**TASK OBJECTIVE:**
Begin at the top of the records below and return each line exactly through the line with "ax = fig.add_axes([92". Skip pictures.

(Source code of charts)
---+---
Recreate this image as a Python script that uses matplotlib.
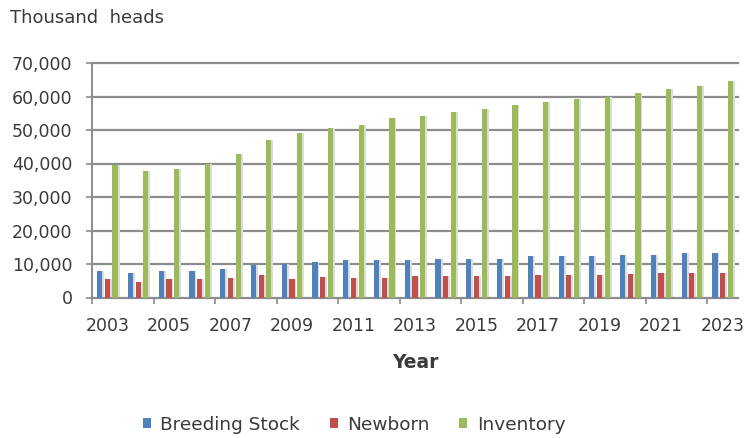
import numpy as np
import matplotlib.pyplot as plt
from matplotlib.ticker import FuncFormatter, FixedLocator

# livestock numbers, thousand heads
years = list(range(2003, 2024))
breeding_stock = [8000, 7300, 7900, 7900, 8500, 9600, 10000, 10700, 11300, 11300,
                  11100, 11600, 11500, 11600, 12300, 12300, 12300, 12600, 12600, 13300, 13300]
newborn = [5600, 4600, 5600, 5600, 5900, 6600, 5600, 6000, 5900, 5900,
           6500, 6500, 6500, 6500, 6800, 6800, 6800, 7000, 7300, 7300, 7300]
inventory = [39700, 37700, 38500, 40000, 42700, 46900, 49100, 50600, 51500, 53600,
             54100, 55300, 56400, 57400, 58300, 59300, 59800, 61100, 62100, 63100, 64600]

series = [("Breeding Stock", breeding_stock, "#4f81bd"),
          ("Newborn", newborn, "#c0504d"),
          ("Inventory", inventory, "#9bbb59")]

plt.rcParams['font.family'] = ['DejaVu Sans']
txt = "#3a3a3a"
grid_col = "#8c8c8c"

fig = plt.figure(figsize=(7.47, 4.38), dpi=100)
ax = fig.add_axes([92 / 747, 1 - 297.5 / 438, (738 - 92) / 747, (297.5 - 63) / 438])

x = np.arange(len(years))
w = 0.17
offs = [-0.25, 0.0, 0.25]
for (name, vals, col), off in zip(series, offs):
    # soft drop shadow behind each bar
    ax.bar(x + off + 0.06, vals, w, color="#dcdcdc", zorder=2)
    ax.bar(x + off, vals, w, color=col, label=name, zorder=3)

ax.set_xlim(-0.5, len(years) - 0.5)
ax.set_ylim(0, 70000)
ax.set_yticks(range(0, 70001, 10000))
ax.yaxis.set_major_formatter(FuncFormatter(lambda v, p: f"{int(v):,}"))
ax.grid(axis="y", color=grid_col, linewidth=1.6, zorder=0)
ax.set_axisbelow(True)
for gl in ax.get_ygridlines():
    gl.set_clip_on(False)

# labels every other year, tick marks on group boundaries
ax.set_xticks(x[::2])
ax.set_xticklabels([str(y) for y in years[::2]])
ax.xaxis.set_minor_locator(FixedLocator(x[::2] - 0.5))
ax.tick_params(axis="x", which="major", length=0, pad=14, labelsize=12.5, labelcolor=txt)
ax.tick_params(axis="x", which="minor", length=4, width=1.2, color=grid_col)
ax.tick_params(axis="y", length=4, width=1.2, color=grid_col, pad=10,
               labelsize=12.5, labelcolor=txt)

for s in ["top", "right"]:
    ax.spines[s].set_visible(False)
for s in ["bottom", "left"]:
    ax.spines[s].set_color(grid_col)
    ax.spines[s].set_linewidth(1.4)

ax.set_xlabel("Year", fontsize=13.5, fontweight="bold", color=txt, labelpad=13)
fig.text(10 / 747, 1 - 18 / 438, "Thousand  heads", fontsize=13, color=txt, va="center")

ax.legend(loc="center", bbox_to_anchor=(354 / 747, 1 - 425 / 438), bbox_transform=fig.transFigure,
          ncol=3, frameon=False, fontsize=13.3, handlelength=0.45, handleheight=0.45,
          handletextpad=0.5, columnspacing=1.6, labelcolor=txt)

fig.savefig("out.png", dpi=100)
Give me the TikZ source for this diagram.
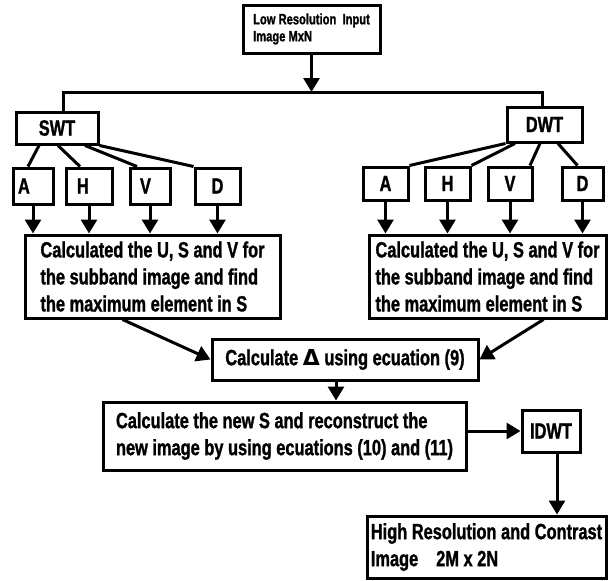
---+---
**OUTPUT OF THE TASK:**
Recreate this image as a Python script that uses matplotlib.
import numpy as np
import matplotlib.pyplot as plt
from matplotlib.ticker import FuncFormatter, FixedLocator

# livestock numbers, thousand heads
years = list(range(2003, 2024))
breeding_stock = [8000, 7300, 7900, 7900, 8500, 9600, 10000, 10700, 11300, 11300,
                  11100, 11600, 11500, 11600, 12300, 12300, 12300, 12600, 12600, 13300, 13300]
newborn = [5600, 4600, 5600, 5600, 5900, 6600, 5600, 6000, 5900, 5900,
           6500, 6500, 6500, 6500, 6800, 6800, 6800, 7000, 7300, 7300, 7300]
inventory = [39700, 37700, 38500, 40000, 42700, 46900, 49100, 50600, 51500, 53600,
             54100, 55300, 56400, 57400, 58300, 59300, 59800, 61100, 62100, 63100, 64600]

series = [("Breeding Stock", breeding_stock, "#4f81bd"),
          ("Newborn", newborn, "#c0504d"),
          ("Inventory", inventory, "#9bbb59")]

plt.rcParams['font.family'] = ['DejaVu Sans']
txt = "#3a3a3a"
grid_col = "#8c8c8c"

fig = plt.figure(figsize=(7.47, 4.38), dpi=100)
ax = fig.add_axes([92 / 747, 1 - 297.5 / 438, (738 - 92) / 747, (297.5 - 63) / 438])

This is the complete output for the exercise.